◆ PROBLEM STATEMENT: Starting at the line that has "Write the D3.js code for this chart." and stopping after the line that has "const defs = svg.append('defs')", reproduce the listing below exactly; omit everything else.

◆ GIVEN RECORDS:
----------------------------------------

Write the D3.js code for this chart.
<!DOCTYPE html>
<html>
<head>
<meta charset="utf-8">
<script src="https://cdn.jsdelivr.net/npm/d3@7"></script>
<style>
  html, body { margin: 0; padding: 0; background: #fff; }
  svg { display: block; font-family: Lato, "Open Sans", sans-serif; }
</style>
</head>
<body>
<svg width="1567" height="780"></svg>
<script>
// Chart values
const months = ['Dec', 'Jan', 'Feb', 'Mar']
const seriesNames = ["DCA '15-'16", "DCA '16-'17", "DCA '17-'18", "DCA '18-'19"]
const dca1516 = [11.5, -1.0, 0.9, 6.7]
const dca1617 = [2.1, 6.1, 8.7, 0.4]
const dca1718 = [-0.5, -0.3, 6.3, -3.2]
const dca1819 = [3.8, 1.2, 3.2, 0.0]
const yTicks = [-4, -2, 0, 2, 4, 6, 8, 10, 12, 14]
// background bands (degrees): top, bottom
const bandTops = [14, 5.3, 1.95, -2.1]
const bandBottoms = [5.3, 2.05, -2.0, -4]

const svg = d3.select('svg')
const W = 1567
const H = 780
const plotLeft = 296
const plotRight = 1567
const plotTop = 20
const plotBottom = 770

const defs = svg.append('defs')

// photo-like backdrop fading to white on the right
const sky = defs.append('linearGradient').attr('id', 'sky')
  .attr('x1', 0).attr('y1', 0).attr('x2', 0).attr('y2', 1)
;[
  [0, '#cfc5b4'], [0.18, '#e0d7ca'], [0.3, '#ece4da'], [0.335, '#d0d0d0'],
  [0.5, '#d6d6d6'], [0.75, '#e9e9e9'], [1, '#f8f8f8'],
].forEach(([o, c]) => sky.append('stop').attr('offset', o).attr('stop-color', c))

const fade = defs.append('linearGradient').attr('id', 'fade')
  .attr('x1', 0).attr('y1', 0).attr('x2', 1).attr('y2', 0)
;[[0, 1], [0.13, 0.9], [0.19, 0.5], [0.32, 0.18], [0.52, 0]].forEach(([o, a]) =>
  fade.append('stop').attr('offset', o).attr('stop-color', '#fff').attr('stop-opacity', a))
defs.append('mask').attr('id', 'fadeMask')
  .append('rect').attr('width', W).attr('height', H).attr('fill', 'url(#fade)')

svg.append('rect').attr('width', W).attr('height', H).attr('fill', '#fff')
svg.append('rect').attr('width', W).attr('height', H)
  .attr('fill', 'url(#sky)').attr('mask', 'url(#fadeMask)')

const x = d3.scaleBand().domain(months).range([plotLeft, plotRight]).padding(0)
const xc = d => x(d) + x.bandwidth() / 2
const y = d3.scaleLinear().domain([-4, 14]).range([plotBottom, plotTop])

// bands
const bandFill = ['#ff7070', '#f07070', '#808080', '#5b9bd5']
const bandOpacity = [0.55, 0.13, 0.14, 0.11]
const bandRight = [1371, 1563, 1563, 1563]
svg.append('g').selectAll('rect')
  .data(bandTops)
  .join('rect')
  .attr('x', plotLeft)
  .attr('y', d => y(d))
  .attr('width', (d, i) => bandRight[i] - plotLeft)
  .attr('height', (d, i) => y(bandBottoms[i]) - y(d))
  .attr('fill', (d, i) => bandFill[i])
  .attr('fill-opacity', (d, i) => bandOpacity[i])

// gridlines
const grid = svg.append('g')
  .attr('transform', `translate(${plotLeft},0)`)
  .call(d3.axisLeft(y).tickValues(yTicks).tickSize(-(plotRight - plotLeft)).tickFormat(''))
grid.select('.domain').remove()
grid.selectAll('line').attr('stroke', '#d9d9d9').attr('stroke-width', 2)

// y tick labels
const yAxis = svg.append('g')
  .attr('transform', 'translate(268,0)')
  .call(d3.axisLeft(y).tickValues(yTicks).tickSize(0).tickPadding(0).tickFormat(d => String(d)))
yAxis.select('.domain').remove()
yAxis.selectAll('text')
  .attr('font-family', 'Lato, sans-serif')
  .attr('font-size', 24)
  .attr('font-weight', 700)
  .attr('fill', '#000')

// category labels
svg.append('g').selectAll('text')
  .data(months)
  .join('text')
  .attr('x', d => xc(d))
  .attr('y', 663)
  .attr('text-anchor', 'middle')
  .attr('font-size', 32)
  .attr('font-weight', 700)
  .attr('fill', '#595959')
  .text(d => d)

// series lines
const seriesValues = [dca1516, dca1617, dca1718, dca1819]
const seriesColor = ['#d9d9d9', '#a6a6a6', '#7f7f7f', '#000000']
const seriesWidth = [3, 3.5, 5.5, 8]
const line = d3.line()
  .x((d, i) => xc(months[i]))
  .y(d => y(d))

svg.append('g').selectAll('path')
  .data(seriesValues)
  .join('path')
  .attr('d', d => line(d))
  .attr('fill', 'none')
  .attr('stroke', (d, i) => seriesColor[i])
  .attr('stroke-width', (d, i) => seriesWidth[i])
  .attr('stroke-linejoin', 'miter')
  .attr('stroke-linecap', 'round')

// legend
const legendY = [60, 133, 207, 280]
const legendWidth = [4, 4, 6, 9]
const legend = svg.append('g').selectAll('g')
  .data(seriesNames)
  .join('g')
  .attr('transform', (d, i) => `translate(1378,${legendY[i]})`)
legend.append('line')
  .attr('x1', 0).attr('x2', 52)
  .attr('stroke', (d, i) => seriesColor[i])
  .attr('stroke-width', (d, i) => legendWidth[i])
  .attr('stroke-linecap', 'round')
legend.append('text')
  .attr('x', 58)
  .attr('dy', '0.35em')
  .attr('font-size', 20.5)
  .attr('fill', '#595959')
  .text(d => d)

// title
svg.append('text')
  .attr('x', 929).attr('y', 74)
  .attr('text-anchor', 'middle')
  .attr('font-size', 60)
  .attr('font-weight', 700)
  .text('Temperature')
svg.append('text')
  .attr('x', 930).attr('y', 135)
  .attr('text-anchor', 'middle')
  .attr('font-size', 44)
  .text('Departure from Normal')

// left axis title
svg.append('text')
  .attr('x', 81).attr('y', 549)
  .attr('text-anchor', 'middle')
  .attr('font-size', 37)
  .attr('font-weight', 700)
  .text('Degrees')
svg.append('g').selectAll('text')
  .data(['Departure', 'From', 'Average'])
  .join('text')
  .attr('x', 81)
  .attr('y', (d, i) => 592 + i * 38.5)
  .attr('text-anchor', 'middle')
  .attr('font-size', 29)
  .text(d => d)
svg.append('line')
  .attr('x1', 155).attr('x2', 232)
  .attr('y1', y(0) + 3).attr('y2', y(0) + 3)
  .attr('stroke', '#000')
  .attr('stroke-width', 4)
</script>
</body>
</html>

----------------------------------------

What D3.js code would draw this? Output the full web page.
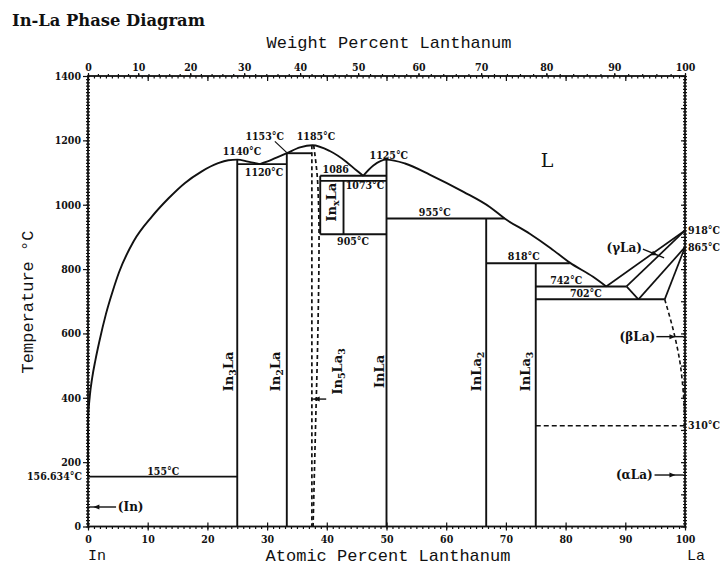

----------------------------------------

◆ TASK OUTPUT:
Write the D3.js code for this chart.
<!DOCTYPE html>
<html>
<head>
<meta charset="utf-8">
<script src="https://cdn.jsdelivr.net/npm/d3@7"></script>
<style>
  html, body { margin: 0; padding: 0; background: #fff; }
  svg { display: block; font-family: Lato, "Open Sans", sans-serif; }
</style>
</head>
<body>
<svg width="1567" height="780"></svg>
<script>
// Chart values
const months = ['Dec', 'Jan', 'Feb', 'Mar']
const seriesNames = ["DCA '15-'16", "DCA '16-'17", "DCA '17-'18", "DCA '18-'19"]
const dca1516 = [11.5, -1.0, 0.9, 6.7]
const dca1617 = [2.1, 6.1, 8.7, 0.4]
const dca1718 = [-0.5, -0.3, 6.3, -3.2]
const dca1819 = [3.8, 1.2, 3.2, 0.0]
const yTicks = [-4, -2, 0, 2, 4, 6, 8, 10, 12, 14]
// background bands (degrees): top, bottom
const bandTops = [14, 5.3, 1.95, -2.1]
const bandBottoms = [5.3, 2.05, -2.0, -4]

const svg = d3.select('svg')
const W = 1567
const H = 780
const plotLeft = 296
const plotRight = 1567
const plotTop = 20
const plotBottom = 770

const defs = svg.append('defs')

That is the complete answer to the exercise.